▶ [Extracted data]:
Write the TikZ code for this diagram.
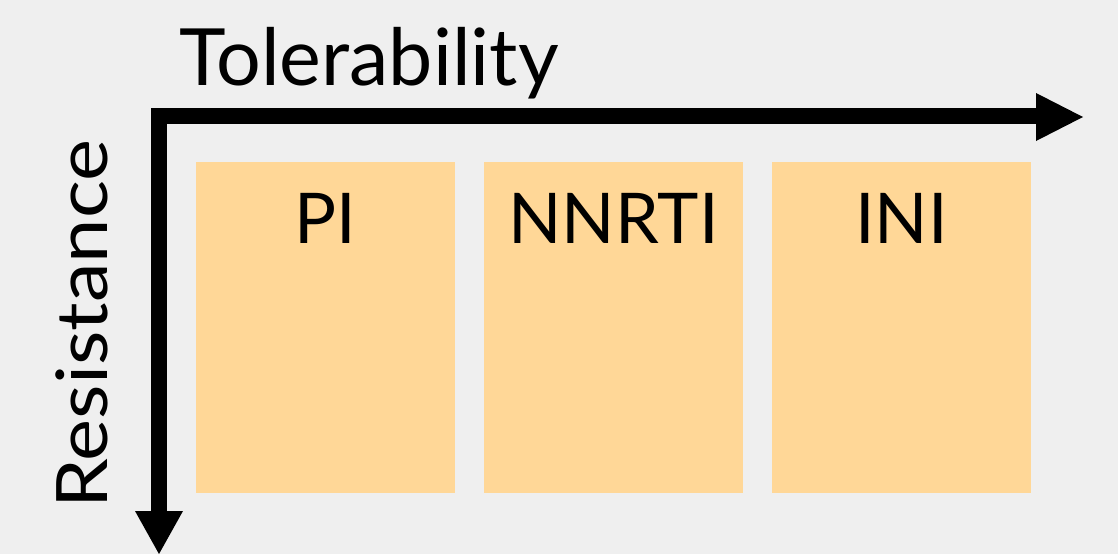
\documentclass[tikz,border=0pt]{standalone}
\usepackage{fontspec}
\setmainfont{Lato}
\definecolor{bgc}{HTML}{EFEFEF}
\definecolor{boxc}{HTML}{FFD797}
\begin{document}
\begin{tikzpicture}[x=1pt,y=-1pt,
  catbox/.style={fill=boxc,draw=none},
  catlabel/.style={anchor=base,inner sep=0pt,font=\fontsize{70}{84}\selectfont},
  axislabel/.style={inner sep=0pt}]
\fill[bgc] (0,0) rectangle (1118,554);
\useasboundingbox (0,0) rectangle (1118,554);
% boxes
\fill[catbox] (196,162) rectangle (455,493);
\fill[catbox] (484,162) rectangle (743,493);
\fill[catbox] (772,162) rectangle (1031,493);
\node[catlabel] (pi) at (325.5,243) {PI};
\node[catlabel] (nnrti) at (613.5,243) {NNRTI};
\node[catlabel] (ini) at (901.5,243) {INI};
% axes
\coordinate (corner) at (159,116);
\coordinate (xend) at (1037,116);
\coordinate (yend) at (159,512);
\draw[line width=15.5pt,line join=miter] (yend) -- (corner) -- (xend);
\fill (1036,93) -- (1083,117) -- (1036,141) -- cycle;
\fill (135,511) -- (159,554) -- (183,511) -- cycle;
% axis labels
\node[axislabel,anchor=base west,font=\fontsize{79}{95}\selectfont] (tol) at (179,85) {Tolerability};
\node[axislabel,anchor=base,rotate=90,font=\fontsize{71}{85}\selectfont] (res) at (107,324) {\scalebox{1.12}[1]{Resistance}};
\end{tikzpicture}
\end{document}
--
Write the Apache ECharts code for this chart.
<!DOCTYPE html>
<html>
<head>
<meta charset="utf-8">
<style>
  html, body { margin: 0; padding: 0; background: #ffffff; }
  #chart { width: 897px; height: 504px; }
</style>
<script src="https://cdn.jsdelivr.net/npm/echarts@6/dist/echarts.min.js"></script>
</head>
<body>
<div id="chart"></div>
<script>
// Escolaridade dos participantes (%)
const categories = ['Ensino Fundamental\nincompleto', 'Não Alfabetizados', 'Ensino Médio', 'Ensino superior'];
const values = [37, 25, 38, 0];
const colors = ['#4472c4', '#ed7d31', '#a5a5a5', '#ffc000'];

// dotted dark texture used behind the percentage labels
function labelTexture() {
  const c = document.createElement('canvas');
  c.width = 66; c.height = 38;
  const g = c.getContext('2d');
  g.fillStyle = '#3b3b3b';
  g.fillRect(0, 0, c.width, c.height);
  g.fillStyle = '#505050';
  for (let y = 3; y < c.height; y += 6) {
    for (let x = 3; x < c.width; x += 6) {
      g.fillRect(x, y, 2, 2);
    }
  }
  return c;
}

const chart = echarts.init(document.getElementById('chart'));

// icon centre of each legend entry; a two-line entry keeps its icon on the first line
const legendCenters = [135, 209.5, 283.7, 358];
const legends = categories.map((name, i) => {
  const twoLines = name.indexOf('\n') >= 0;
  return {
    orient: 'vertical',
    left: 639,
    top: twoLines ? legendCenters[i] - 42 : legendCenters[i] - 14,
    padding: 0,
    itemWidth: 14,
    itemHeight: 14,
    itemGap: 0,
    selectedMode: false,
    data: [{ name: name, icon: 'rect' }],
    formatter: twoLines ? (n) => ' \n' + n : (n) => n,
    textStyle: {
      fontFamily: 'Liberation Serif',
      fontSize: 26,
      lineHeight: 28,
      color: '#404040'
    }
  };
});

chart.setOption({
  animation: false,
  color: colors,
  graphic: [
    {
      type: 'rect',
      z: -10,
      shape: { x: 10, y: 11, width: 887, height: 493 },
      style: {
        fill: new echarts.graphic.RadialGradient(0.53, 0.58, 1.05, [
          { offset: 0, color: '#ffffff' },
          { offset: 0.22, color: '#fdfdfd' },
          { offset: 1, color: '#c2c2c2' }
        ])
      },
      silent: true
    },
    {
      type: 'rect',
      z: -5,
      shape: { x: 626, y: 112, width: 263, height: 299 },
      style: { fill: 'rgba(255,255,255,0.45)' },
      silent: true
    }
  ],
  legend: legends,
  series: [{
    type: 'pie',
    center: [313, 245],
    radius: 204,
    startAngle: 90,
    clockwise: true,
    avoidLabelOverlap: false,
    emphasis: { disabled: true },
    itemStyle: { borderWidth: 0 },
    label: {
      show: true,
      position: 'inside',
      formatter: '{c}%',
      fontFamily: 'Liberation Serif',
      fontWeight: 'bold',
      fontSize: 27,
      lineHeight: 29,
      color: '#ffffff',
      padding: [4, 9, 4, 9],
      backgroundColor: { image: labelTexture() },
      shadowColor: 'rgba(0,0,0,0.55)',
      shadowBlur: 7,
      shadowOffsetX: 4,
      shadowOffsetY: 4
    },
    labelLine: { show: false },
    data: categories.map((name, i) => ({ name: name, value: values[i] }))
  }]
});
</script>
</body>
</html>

▶ [Stated goal]: List each line in the listing that contains the string "this".

▶ [Answer]:
Write the TikZ code for this diagram.
Write the Apache ECharts code for this chart.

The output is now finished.